故人は 生きることの苦しさ・辛さと戦っていた・・・
七輪・練炭を手元に用意したのは、ずっと以前のことなのか、近日中のことだったのか知る由もなかったけど、どこか“心の保険”“心の武器”のようなつもりで用意していたのかもしれない・・・
そんなことを頭で想像すると、その胸の内には 生きることと格闘した故人を労うような同志的な想いが湧いてきた。
そして、それは“俺は この仕事で生きてるんだ”“俺なら この風呂をきれいにできるはずだ”という想いに変化し、くたびれた中年男一人の身体に故人の力が加わるような感覚を覚えたのだった。


自死は敗北ではない・・・
もちろん勝利でもない・・・
いうなれば戦線離脱・・・
戦闘責任・戦闘義務・戦闘権の放棄・・・
私は、そういう風に思っている。
そして、肯定できるものではないけど、一部かもしれないけど、その気持ちはわかる。

人生、一日一日が戦い。
人は一人で生きていけないものではあるけど、一人で生きていかなければならないものでもある。
誰かに悩みを打ち明けたり、誰かと悲しみを分かち合ったりすることで、癒されたり・励まされたり・救われたりすることはある。
しかし、究極的には孤独なもの。
過去の後悔・現在の不満・未来の不安、自分の不運・弱さ・愚かさ、自分を押しつぶそうとするモノと一人で戦いながら生きていかなければならない。

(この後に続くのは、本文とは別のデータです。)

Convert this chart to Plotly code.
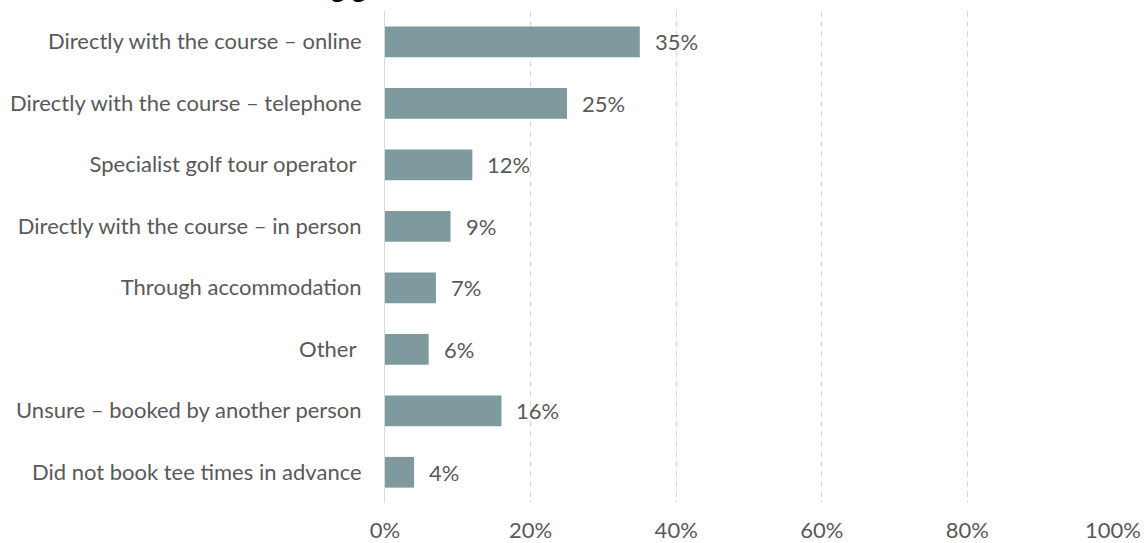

そんな人生では、生きていることがツラくなるときがある。
生きることが面倒臭いことのように思えてしまうことがある。
でも、死にたいわけではない。
私は生きたい・・・・・精一杯生きたい・・・・・間違いなくそう思っている。
だから、悩みながら、苦しみながらも、涙と汗で飯を得て、それを喰う。

私は、一つ一つの現場で一人一人の死痕を消しながらも、その生痕に残る生きる力を与えてもらっているのかもしれない。
そして、それが、人生の個人戦を戦い抜くための力になっているのかもしれない。

約四半世紀、これに携わって生きてきた私は、先逝人が見せてくれた戦いの痕跡、そして、これから見ることになるであろう戦いの痕跡を一助に これからも この小さな人生を精一杯生きていこうと思うのである。